Sin embargo, a pesar de su utilidad, el patriotismo solo es recomendable en dosis pequeñas, o corre el peligro de convertirse en una herramienta de dominación por parte de una bando sobre el resto de la sociedad. A menudo las esferas de poder emplean el patriotismo como unas orejeras con que cegar a las masas para que no alcancen a ver en su crudeza los problemas reales que les atañen, infantilizándolos con emociones instintivas, distrayéndolos con pan y circo, orgullo y prejuicio; en definitiva, haciéndoles sentir ilusoriamente partícipes de un progreso colectivo que en realidad no repercute en sus vidas sino en la de unos pocos. De ello se encarga de manera ejemplar la propaganda educacional, cantando el himno cada mañana en la escuela desde la infancia, también la industria del espectáculo, espoleando a los espectadores con simbología nacional a ritmo de Bollywood o mezclando la mitología religiosa con la historia. Se magnifican en la televisión las epopeyas de los patriotas, desde Maharana Pratap de Mewar a Shivaji, Surya Sen, Netaji, Jatindra Nath Das o el propio Mahatma.

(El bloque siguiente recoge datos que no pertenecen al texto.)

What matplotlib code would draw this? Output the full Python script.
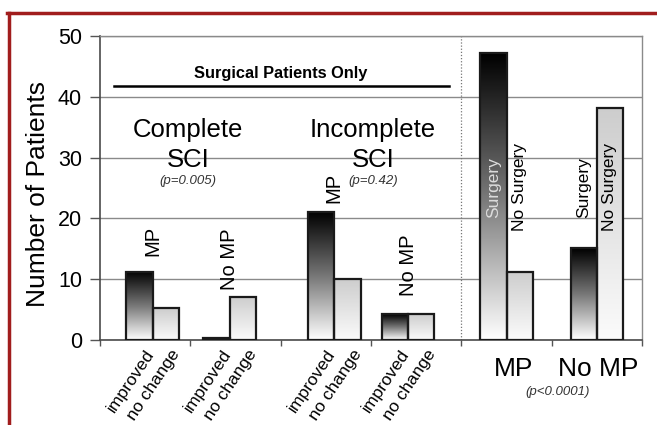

No obstante, aunque el orgullo de un pueblo es noble y legítimo, no debe nunca sesgar la cruda realidad, no debe edulcorar nuestras críticas, no debe atenuar las exigencias civiles, no debe enmascarar las verdaderas necesidades de la ciudadanía o los errores de sus dirigentes. Cierto desapego, un distanciamiento de las querencias patrias, resulta imprescindible para encarar la realidad quirúrgicamente y no mirar hacia otro lado, dejándose arrastrar por el sentido y la sensibilidad.

Aprovechando que el Ganges pasa por Benarés, en muchos países del primer mundo, el nacionalismo no es más que un síntoma, una patología por un malestar generalizado que, aparte del estigma histórico, encuentra su explicación en la corrupción de sus instituciones, la crisis económica, la obsolescencia del sistema político, el declive de los servicios públicos, la influencia de los lobbys en las instancias del poder y en suma, en un alevoso desmantelamiento de la sociedad del bienestar por gobiernos centralistas en aras del neoliberalismo. Entonces los pueblos se repliegan, se aferran a su tierra como raíces. Sus habitantes se reconocen no como individuos sino como colectividad. Convierten su idioma y sus costumbres, que no eran más que herramientas de comunicación, en armas de segregación. Apelan a la pérdida cultural, a aferrarse al pasado, a apropiarse de los agravios de antaño y las pérdidas de sus antecesores.

 No podemos separar el auge de los sentimientos nacionalistas de la realidad que se palpa en la calle, pues esas manifestaciones ardorosas de amor a conceptos genéricos y enconados no surge de la nada, sino que es alimentada y enardecida por otros con intereses personales.

 ¿Otro nacionalismo? En el aspecto externo, no es más que una causa de divisiones entre los hombres, adoctrinamientos, guerras y prejuicios. En el aspecto íntimo, decía Krishnamurti: “esta identificación con lo más grande, con la patria, con una idea, no es más que una forma de auto-expansión, la búsqueda de un bienestar” ilusorio, y añadiría temporal, que prontamente se vería diluido por la realidad de su limitación: que la naturaleza del hombre es la misma, lo llamemos país, Estado o autonomía.

En consonancia, la única patria del hombre debería ser la democracia, la libertad del individuo, el estado de derecho, la gestión equitativa de los recursos, el acceso a la educación, la vivienda y al trabajo digno y no un pedazo de tierra, unas costumbres en transformación o los símbolos mutantes –sean escritos u orales- creados para entenderse: que fue siempre el origen de su función.